Freiheitsmissbrauch betreiben nicht nur die, die statt zu lieben hassen, sondern
auch die, die den Hass in anderen nicht verhindern, obwohl sie es könnten, oder
ihn gar schüren. Unrecht gebiert neues und schlimmeres Unrecht - das erleben
wir jetzt, da das Geschehene natürlich auch etwas mit dem ungelösten
Nahostproblem zu tun hat. Eine unverantwortliche Siedlungspolitik von seiten
Israels trotz, ja gegen bestehende Verträge, schüren Hass. Das Messen mit
ungleichem Maß, was die Erfüllung von UN-Resolutionen betrifft und mangelnder
Wille, auch den Palästinensern den ihnen notwendigen Lebensraum und Selbständigkeit
zu gewähren, schüren Hass. Noch einmal: nichts rechtfertigt die abgrundtief böse
Tat gegen unschuldige Zivilisten in Amerika. Aber auch diese Medaille hat noch
eine andere Seite.
Doch
nun die Frage: Wie konnte Gott das Risiko einer solchen Welt mit so viel Unheil
eingehen? Er konnte es, weil er selbst für das Gelingen seiner Schöpfung
einsteht. Der verlorene Sohn des Gleichnisses steht ja nicht nur für den
einzelnen Menschen. Er steht auch für die Menschheit insgesamt, für ihre
Verlorenheit, ihr Getrenntsein vom lebenspendenden Gott. Was wir am Vater des
Gleichnisses sehen, das vollzieht und erfüllt sich in seinem Sohn. Es ist der
Vater, der dem verlorenen Sohn entgegengeht, und er tut es in seinem Sohn
Jesus Christus, der in seiner Menschwerdung uns entgegengeht.
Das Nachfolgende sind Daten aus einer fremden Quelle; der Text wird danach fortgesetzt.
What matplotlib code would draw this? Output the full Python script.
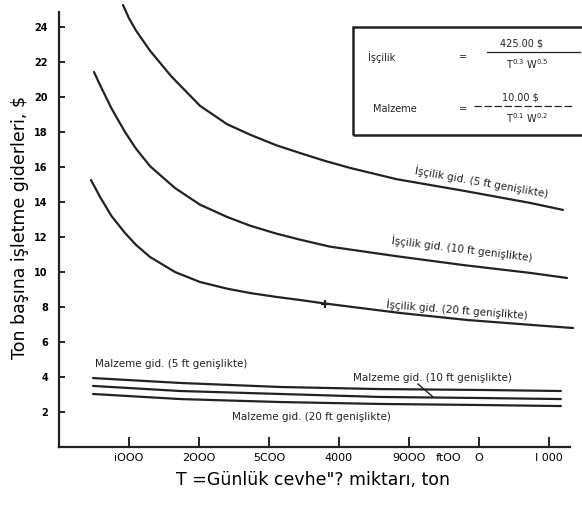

Und wieder:
Es ist der Vater, der den Heimgekehrten in seine Arme nimmt und zugleich sind
dies die ausgestreckten Arme Jesu am Kreuz, mit denen er uns Sünder, selbst den
Verlorensten, an sich ziehen will. Es ist die je größere Liebe Gottes, die selbst
in noch tiefere Dunkelheit, in noch größere Verlorenheit hinabstieg, als der
ärgste Sünder verloren und im Dunkeln ist. Hier ist eine Liebe, die größer
ist als alle Bosheit der Welt, die das Böse gleichsam nochmal unterfängt, in
der Hoffnung, dass am Ende selbst noch der gottfernste Sünder den Weg in die
Arme des Vaters findet, die zugleich die des Gekreuzigten sind.
Sind
das Antworten? Nein, aber Hinweise, dass Gott weiß, was er tat, als er diese
unsere Schöpfung ins Dasein rief, und dass es nichts gibt, das aus seinen guten
Plänen mit der Schöpfung und Menschheit herausfällt. In dieser Hoffnung
wenden wir uns im Gebet an ihn: für uns, dass wir selbst die Gabe der
Freiheit immer mehr in seinem Sinn gebrauchen, und auch für die Opfer und Täter des furchtbaren Anschlags in Amerika.